* Begin PROVIDED ENTRIES *

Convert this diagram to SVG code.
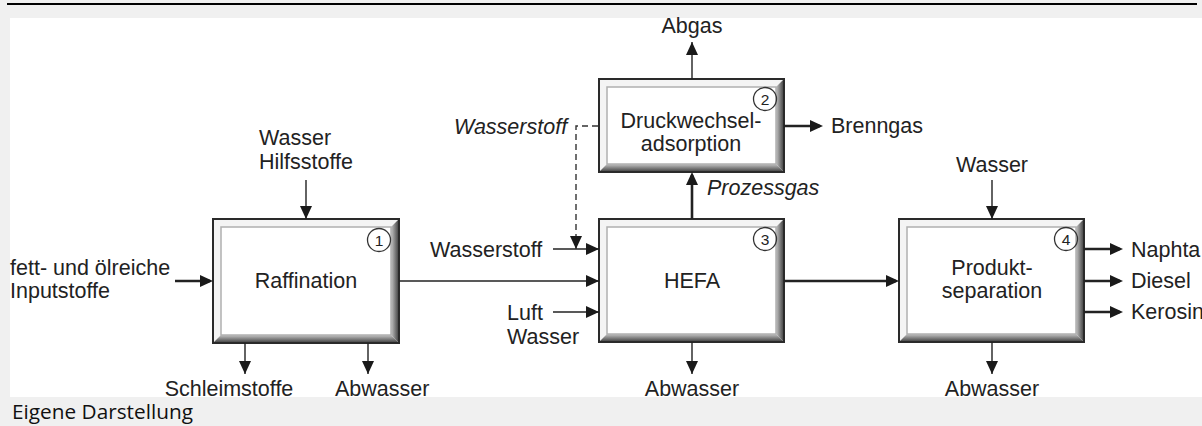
<svg xmlns="http://www.w3.org/2000/svg" width="1202" height="426" viewBox="0 0 1202 426">
  <style>
    text { font-family: "Liberation Sans", Arial, sans-serif; font-size: 21.5px; fill: #222; }
    .mid { text-anchor: middle; }
    .it { font-style: italic; }
    .num { font-size: 15.5px; text-anchor: middle; }
    .cap { font-family: "Open Sans", "Liberation Sans", sans-serif; font-size: 20.5px; fill: #111; }
    .frame { fill: #f4f4f4; }
    .face { fill: #fff; stroke: #b0b0b0; stroke-width: 1.5; }
    .edge { fill: none; stroke: #2a2a2a; stroke-width: 2; }
    .shade-b { fill: url(#shadeV); }
    .shade-r { fill: url(#shadeH); }
    .badge { fill: none; stroke: #333; stroke-width: 1.3; }
    .thin { fill: none; stroke: #222; stroke-width: 1.4; marker-end: url(#ah); }
    .thick { fill: none; stroke: #222; stroke-width: 2.6; marker-end: url(#ahT); }
    .dash { fill: none; stroke: #333; stroke-width: 1.4; stroke-dasharray: 6 4; marker-end: url(#ah); }
  </style>
  <defs>
    <linearGradient id="shadeV" x1="0" y1="0" x2="0" y2="1">
      <stop offset="0" stop-color="#c4c4c4"/>
      <stop offset="1" stop-color="#3c3c3c"/>
    </linearGradient>
    <linearGradient id="shadeH" x1="0" y1="0" x2="1" y2="0">
      <stop offset="0" stop-color="#c4c4c4"/>
      <stop offset="1" stop-color="#3c3c3c"/>
    </linearGradient>
    <marker id="ah" markerUnits="userSpaceOnUse" markerWidth="13" markerHeight="12" refX="13" refY="6" orient="auto">
      <path d="M0,0 L13,6 L0,12 Z" fill="#1a1a1a"/>
    </marker>
    <marker id="ahT" markerUnits="userSpaceOnUse" markerWidth="13" markerHeight="12" refX="10" refY="6" orient="auto">
      <path d="M0,0 L13,6 L0,12 Z" fill="#1a1a1a"/>
    </marker>
  </defs>

  <!-- page background and figure area -->
  <rect x="0" y="0" width="1202" height="426" fill="#f0f0f0"/>
  <line x1="7" y1="4" x2="1197" y2="4" stroke="#000" stroke-width="2.2"/>
  <rect x="10" y="18" width="1192" height="379" fill="#fff"/>

  <!-- 1 Raffination -->
  <g id="raffination">
    <rect class="frame" x="213" y="219" width="186" height="124"/>
    <polygon class="shade-b" points="213,343 399,343 391,335 221,335"/>
    <polygon class="shade-r" points="399,219 399,343 391,335 391,227"/>
    <rect class="face" x="221" y="227" width="170" height="108"/>
    <rect class="edge" x="213" y="219" width="186" height="124"/>
    <circle class="badge" cx="379" cy="240" r="11.5"/>
    <text class="num" x="379" y="245.5">1</text>
    <text class="mid" x="306" y="288">Raffination</text>
  </g>

  <!-- 2 Druckwechseladsorption -->
  <g id="druckwechseladsorption">
    <rect class="frame" x="599" y="79" width="185" height="93"/>
    <polygon class="shade-b" points="599,172 784,172 776,164 607,164"/>
    <polygon class="shade-r" points="784,79 784,172 776,164 776,87"/>
    <rect class="face" x="607" y="87" width="169" height="77"/>
    <rect class="edge" x="599" y="79" width="185" height="93"/>
    <circle class="badge" cx="765" cy="99" r="11.5"/>
    <text class="num" x="765" y="104.5">2</text>
    <text class="mid" x="691" y="128">Druckwechsel-</text>
    <text class="mid" x="691" y="151">adsorption</text>
  </g>

  <!-- 3 HEFA -->
  <g id="hefa">
    <rect class="frame" x="599" y="219" width="185" height="123"/>
    <polygon class="shade-b" points="599,342 784,342 776,334 607,334"/>
    <polygon class="shade-r" points="784,219 784,342 776,334 776,227"/>
    <rect class="face" x="607" y="227" width="169" height="107"/>
    <rect class="edge" x="599" y="219" width="185" height="123"/>
    <circle class="badge" cx="765" cy="239" r="11.5"/>
    <text class="num" x="765" y="244.5">3</text>
    <text class="mid" x="692" y="288">HEFA</text>
  </g>

  <!-- 4 Produktseparation -->
  <g id="produktseparation">
    <rect class="frame" x="899" y="219" width="185" height="123"/>
    <polygon class="shade-b" points="899,342 1084,342 1076,334 907,334"/>
    <polygon class="shade-r" points="1084,219 1084,342 1076,334 1076,227"/>
    <rect class="face" x="907" y="227" width="169" height="107"/>
    <rect class="edge" x="899" y="219" width="185" height="123"/>
    <circle class="badge" cx="1066" cy="239" r="11.5"/>
    <text class="num" x="1066" y="244.5">4</text>
    <text class="mid" x="992" y="275">Produkt-</text>
    <text class="mid" x="992" y="298">separation</text>
  </g>

  <!-- material flows -->
  <g id="connectors">
    <path class="thick" d="M175,281 H210"/>
    <path class="thin" d="M306,180 V219"/>
    <path class="thin" d="M245,343 V374"/>
    <path class="thin" d="M368,343 V374"/>
    <path class="thin" d="M399,281 H599"/>
    <path class="thin" d="M553,249 H599"/>
    <path class="thin" d="M553,312 H599"/>
    <path class="dash" d="M598,126 H576 V249"/>
    <path class="thin" d="M692,79 V42"/>
    <path class="thick" d="M692,219 V175"/>
    <path class="thick" d="M784,126 H820"/>
    <path class="thin" d="M692,342 V374"/>
    <path class="thick" d="M784,281 H896"/>
    <path class="thin" d="M992,180 V219"/>
    <path class="thin" d="M992,342 V374"/>
    <path class="thick" d="M1084,249 H1120"/>
    <path class="thick" d="M1084,281 H1120"/>
    <path class="thick" d="M1084,312 H1120"/>
  </g>

  <!-- flow labels -->
  <g id="labels">
    <text x="10" y="275">fett- und ölreiche</text>
    <text x="10" y="298">Inputstoffe</text>
    <text x="259" y="145">Wasser</text>
    <text x="259" y="169">Hilfsstoffe</text>
    <text class="mid" x="229" y="396">Schleimstoffe</text>
    <text x="335" y="396">Abwasser</text>
    <text class="mid" x="692" y="33">Abgas</text>
    <text class="it" x="454" y="134">Wasserstoff</text>
    <text x="430" y="257">Wasserstoff</text>
    <text x="507" y="320">Luft</text>
    <text x="507" y="344">Wasser</text>
    <text class="it" x="707" y="195">Prozessgas</text>
    <text class="mid" x="692" y="396">Abwasser</text>
    <text x="831" y="133">Brenngas</text>
    <text class="mid" x="992" y="172">Wasser</text>
    <text x="1131" y="257">Naphta</text>
    <text x="1131" y="288">Diesel</text>
    <text x="1131" y="319">Kerosin</text>
    <text class="mid" x="992" y="396">Abwasser</text>
  </g>

  <text class="cap" x="12" y="419" textLength="181" lengthAdjust="spacingAndGlyphs">Eigene Darstellung</text>
</svg>
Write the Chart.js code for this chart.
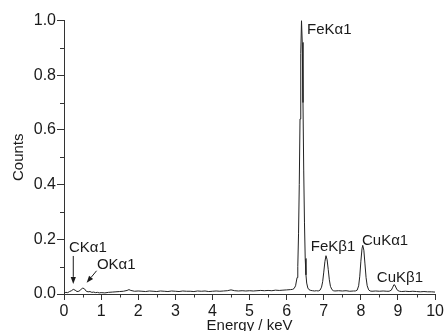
<!DOCTYPE html>
<html><head><meta charset="utf-8">
<script src="https://cdn.jsdelivr.net/npm/chart.js@4/dist/chart.umd.min.js"></script>
<style>html,body{margin:0;padding:0;background:#fff;overflow:hidden}canvas{display:block}</style>
</head><body>
<canvas id="c" width="446" height="331"></canvas>
<script>
// ---- data ----
const energy = [
  0.00,0.05,0.10,0.15,0.20,0.25,0.30,0.35,0.40,0.45,0.50,0.55,0.60,0.65,0.70,0.75,0.80,0.85,0.90,0.95,1.00,
  1.10,1.20,1.30,1.40,1.50,1.60,1.70,1.75,1.80,1.90,2.00,
  2.10,2.20,2.30,2.40,2.50,2.60,2.70,2.80,2.90,3.00,3.10,3.20,3.30,3.40,3.50,3.60,3.70,3.80,3.90,4.00,
  4.10,4.20,4.30,4.40,4.50,4.60,4.70,4.80,4.90,5.00,5.10,5.20,5.30,5.40,5.50,5.60,5.70,5.80,5.90,6.00,6.10,
  6.16,6.20,6.24,6.28,6.30,6.32,6.34,6.36,6.38,6.40,6.42,6.44,6.46,6.48,6.50,6.52,6.54,6.57,6.60,
  6.65,6.70,6.75,6.80,6.85,
  6.90,6.94,6.97,7.00,7.03,7.06,7.09,7.12,7.15,7.18,7.22,7.26,7.30,
  7.40,7.50,7.60,7.70,7.80,
  7.85,7.90,7.94,7.97,8.00,8.03,8.05,8.08,8.11,8.14,8.17,8.21,8.25,
  8.30,8.40,8.50,8.60,8.70,
  8.76,8.82,8.86,8.89,8.92,8.95,8.99,9.04,
  9.10,9.20,9.30,9.40,9.50,9.60,9.70,9.80,9.90,10.00
];
const counts = [
  0.003,0.006,0.005,0.009,0.012,0.017,0.014,0.009,0.010,0.015,0.022,0.019,0.010,0.008,0.009,0.006,0.007,0.005,0.006,0.004,0.005,
  0.004,0.006,0.007,0.008,0.009,0.010,0.013,0.016,0.013,0.010,0.011,
  0.010,0.009,0.011,0.010,0.009,0.011,0.010,0.009,0.011,0.010,0.009,0.011,0.010,0.010,0.009,0.011,0.010,0.011,0.009,0.010,
  0.011,0.010,0.011,0.012,0.015,0.012,0.011,0.012,0.011,0.012,0.011,0.012,0.013,0.012,0.013,0.012,0.014,0.013,0.014,0.015,0.016,
  0.017,0.020,0.030,0.060,0.100,0.220,0.400,0.640,0.880,1.000,0.920,0.700,0.450,0.260,0.130,0.070,0.040,0.022,0.016,
  0.013,0.012,0.011,0.012,0.011,
  0.014,0.025,0.045,0.080,0.118,0.140,0.125,0.090,0.052,0.028,0.016,0.012,0.011,
  0.012,0.011,0.012,0.010,0.011,
  0.011,0.014,0.030,0.065,0.120,0.165,0.178,0.160,0.110,0.060,0.030,0.015,0.011,
  0.010,0.011,0.010,0.011,0.010,
  0.010,0.014,0.025,0.034,0.032,0.022,0.013,0.010,
  0.009,0.010,0.009,0.010,0.009,0.008,0.009,0.008,0.008,0.007
];
const xMinorTicks = [0.5,1.5,2.5,3.5,4.5,5.5,6.5,7.5,8.5,9.5];
const yMinorTicks = [0.1,0.3,0.5,0.7,0.9];
const peakNames = ['CKα1','OKα1','FeKα1','FeKβ1','CuKα1','CuKβ1'];
// label anchors (left, baseline) in data units
const peakLabelX = [0.134, 0.886, 6.55, 6.65, 8.03, 8.43];
const peakLabelY = [0.155, 0.092, 0.951, 0.157, 0.179, 0.045];
// arrows: [x1,y1,x2,y2] in data units, head at (x2,y2)
const arrows = [[0.25,0.139,0.25,0.037],[0.878,0.085,0.61,0.041]];

const FONT = '"Liberation Sans", Arial, Helvetica, sans-serif';
const INK = '#1a1a1a';

const points = energy.map((e,i)=>({x:e, y:counts[i]}));

const extras = {
  id:'extras',
  afterDraw(chart){
    const {ctx, scales:{x,y}} = chart;
    ctx.save();
    ctx.strokeStyle = '#333'; ctx.lineWidth = 1;
    ctx.beginPath();
    const yb = Math.round(y.bottom);
    for (const v of xMinorTicks){
      const px = Math.round(x.getPixelForValue(v)) + 0.5;
      ctx.moveTo(px, yb); ctx.lineTo(px, yb + 3.5);
    }
    const xl = Math.round(x.left);
    for (const v of yMinorTicks){
      const py = Math.round(y.getPixelForValue(v)) + 0.5;
      ctx.moveTo(xl, py); ctx.lineTo(xl - 4, py);
    }
    ctx.stroke();
    // labels
    ctx.fillStyle = INK;
    ctx.font = '15px ' + FONT;
    ctx.textAlign = 'left'; ctx.textBaseline = 'alphabetic';
    peakNames.forEach((t,i)=>{
      ctx.fillText(t, x.getPixelForValue(peakLabelX[i]), y.getPixelForValue(peakLabelY[i]));
    });
    // arrows
    ctx.strokeStyle = INK; ctx.fillStyle = INK;
    arrows.forEach(a=>{
      const x1 = x.getPixelForValue(a[0]), y1 = y.getPixelForValue(a[1]);
      const x2 = x.getPixelForValue(a[2]), y2 = y.getPixelForValue(a[3]);
      const ang = Math.atan2(y2-y1, x2-x1);
      const hl = 7, hw = 2.6;
      const bx = x2 - hl*Math.cos(ang), by = y2 - hl*Math.sin(ang);
      ctx.beginPath(); ctx.moveTo(x1,y1); ctx.lineTo(bx,by); ctx.stroke();
      ctx.beginPath();
      ctx.moveTo(x2,y2);
      ctx.lineTo(bx + hw*Math.sin(ang), by - hw*Math.cos(ang));
      ctx.lineTo(bx - hw*Math.sin(ang), by + hw*Math.cos(ang));
      ctx.closePath(); ctx.fill();
    });
    ctx.restore();
  }
};

new Chart(document.getElementById('c'), {
  type:'line',
  data:{ datasets:[{ data:points, borderColor:'#222', borderWidth:1, pointRadius:0, tension:0, fill:false }] },
  options:{
    responsive:false, animation:false, devicePixelRatio:1,
    layout:{ padding:{ top:20.5, right:9.5, left:0, bottom:0 } },
    plugins:{ legend:{display:false}, tooltip:{enabled:false} },
    scales:{
      x:{
        type:'linear', min:0, max:10,
        afterFit(s){ s.height = 37; },
        ticks:{ stepSize:1, autoSkip:false, maxRotation:0, color:INK, font:{family:FONT, size:16}, padding:2 },
        grid:{ drawOnChartArea:false, drawTicks:true, tickLength:6, color:'#333' },
        border:{ display:true, color:'#333', width:1 },
        title:{ display:true, text:'Energy / keV', color:INK, font:{family:FONT, size:15}, padding:{top:0, bottom:-3.5} }
      },
      y:{
        min:0, max:1,
        afterFit(s){ s.width = 64; },
        ticks:{ stepSize:0.2, color:INK, font:{family:FONT, size:16}, padding:1, callback:v=>v.toFixed(1) },
        grid:{ drawOnChartArea:false, drawTicks:true, tickLength:7, color:'#333' },
        border:{ display:true, color:'#333', width:1 },
        title:{ display:true, text:'Counts', color:INK, font:{family:FONT, size:15}, padding:{top:10, bottom:0} }
      }
    }
  },
  plugins:[extras]
});
</script>
</body></html>
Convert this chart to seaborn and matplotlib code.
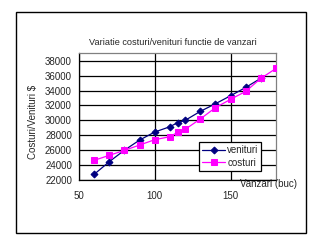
import matplotlib
matplotlib.use("Agg")
import matplotlib.pyplot as plt
import seaborn as sns
import pandas as pd
from matplotlib.patches import Rectangle

sns.set_style("white")
plt.rcParams['font.family'] = ['Liberation Sans', 'DejaVu Sans']

x_venituri = [60, 70, 80, 90, 100, 110, 115, 120, 130, 140, 150, 160, 170]
venituri = [22760, 24460, 26000, 27360, 28440, 29150, 29690, 30000, 31200, 32230, 33300, 34420, 35650]
x_costuri = [60, 70, 80, 90, 100, 110, 115, 120, 130, 140, 150, 160, 170, 180]
costuri = [24640, 25310, 25980, 26690, 27410, 27810, 28390, 28790, 30180, 31700, 32820, 33890, 35630, 36970]
yticks = [22000, 24000, 26000, 28000, 30000, 32000, 34000, 36000, 38000]
xticks = [50, 100, 150]

fig = plt.figure(figsize=(3.2, 2.45), dpi=100)
fig.patch.set_facecolor("white")
fig.patches.append(Rectangle((16 / 320, 1 - 233 / 245), 290 / 320, 221 / 245,
                             transform=fig.transFigure, fill=False,
                             edgecolor="black", linewidth=1.0))

ax = fig.add_axes([79 / 320, 1 - 180 / 245, 197 / 320, 126.7 / 245])

df_v = pd.DataFrame({"x": x_venituri, "y": venituri})
df_c = pd.DataFrame({"x": x_costuri, "y": costuri})
sns.lineplot(data=df_v, x="x", y="y", ax=ax, color="#000080", marker="D",
             markersize=3.5, markeredgecolor="#000080", linewidth=0.9,
             label="venituri", zorder=3)
sns.lineplot(data=df_c, x="x", y="y", ax=ax, color="#FF00FF", marker="s",
             markersize=4, markeredgecolor="#FF00FF", linewidth=0.9,
             label="costuri", zorder=4)

ax.set_xlim(50, 180)
ax.set_ylim(22000, 39000)
ax.set_xticks(xticks)
ax.set_yticks(yticks)
ax.set_xticklabels([str(t) for t in xticks], fontsize=7)
ax.set_yticklabels([str(t) for t in yticks], fontsize=7)
ax.grid(True, color="black", linewidth=0.9)
ax.set_axisbelow(True)
for s in ["top", "right"]:
    ax.spines[s].set_color("#808080")
    ax.spines[s].set_linewidth(0.9)
for s in ["left", "bottom"]:
    ax.spines[s].set_color("black")
    ax.spines[s].set_linewidth(0.9)
ax.tick_params(axis="both", direction="out", length=3, width=0.8, color="black",
               pad=2, labelsize=7)
ax.tick_params(axis="x", pad=5)
ax.set_xlabel("")
ax.set_ylabel("")

fig.text(172.7 / 320, 1 - 42.3 / 245, "Variatie costuri/venituri functie de vanzari",
         ha="center", va="center", fontsize=6.6)
fig.text(268 / 320, 1 - 184 / 245, "Vanzari (buc)", ha="center", va="center", fontsize=7)
fig.text(33 / 320, 1 - 122 / 245, "Costuri/Venituri $", ha="center", va="center",
         fontsize=7, rotation=90)

leg = ax.legend(loc="upper left", bbox_to_anchor=(199 / 320, 1 - 142 / 245),
                bbox_transform=fig.transFigure, fontsize=7, frameon=True,
                fancybox=False, edgecolor="black", framealpha=1,
                borderpad=0.3, labelspacing=0.3, handlelength=2.4,
                handletextpad=0.2, borderaxespad=0)
leg.get_frame().set_linewidth(0.9)

fig.savefig("out.png", dpi=100, facecolor="white")
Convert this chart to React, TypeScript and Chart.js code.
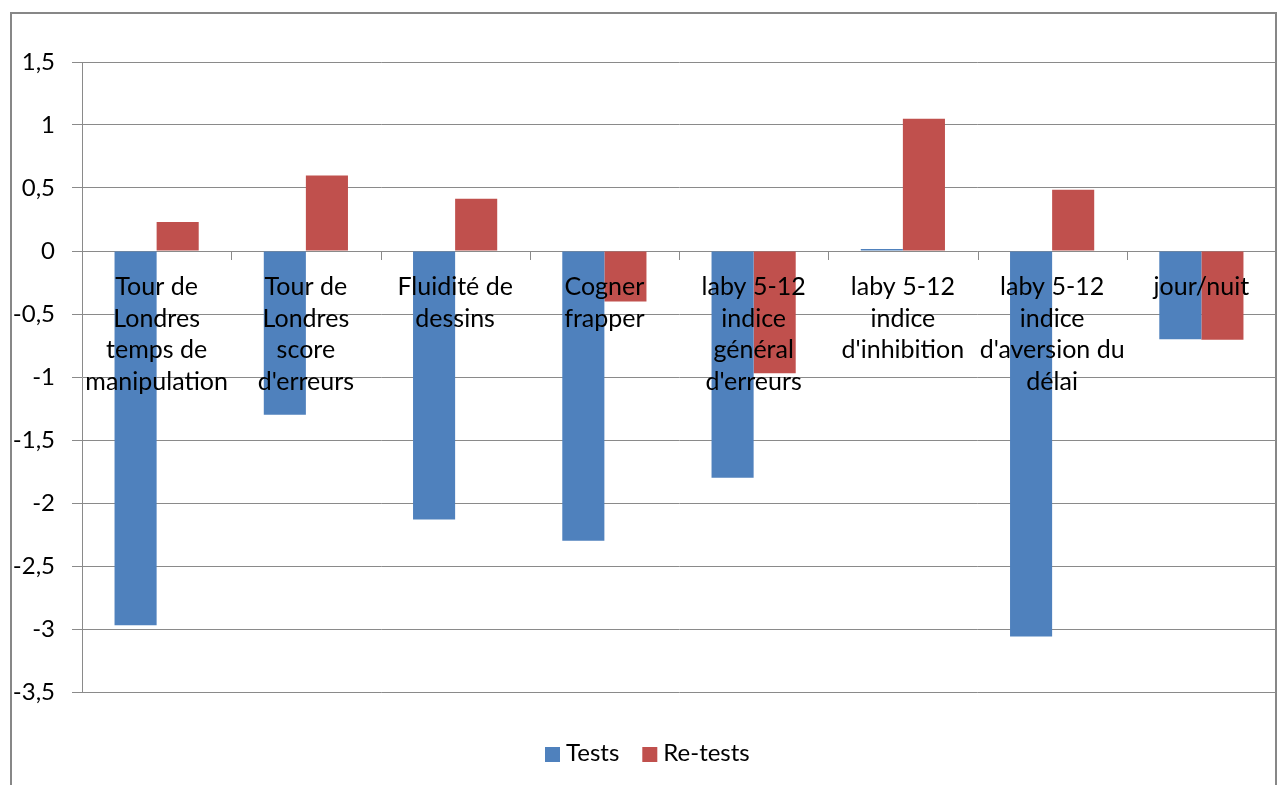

* End PROVIDED ENTRIES *

## EXERCISE OBJECTIVE:
Which lines above contain "Convert"? Show each of them.

## RESULT OF THIS TASK:
Convert this diagram to SVG code.
Convert this chart to seaborn and matplotlib code.
Convert this chart to React, TypeScript and Chart.js code.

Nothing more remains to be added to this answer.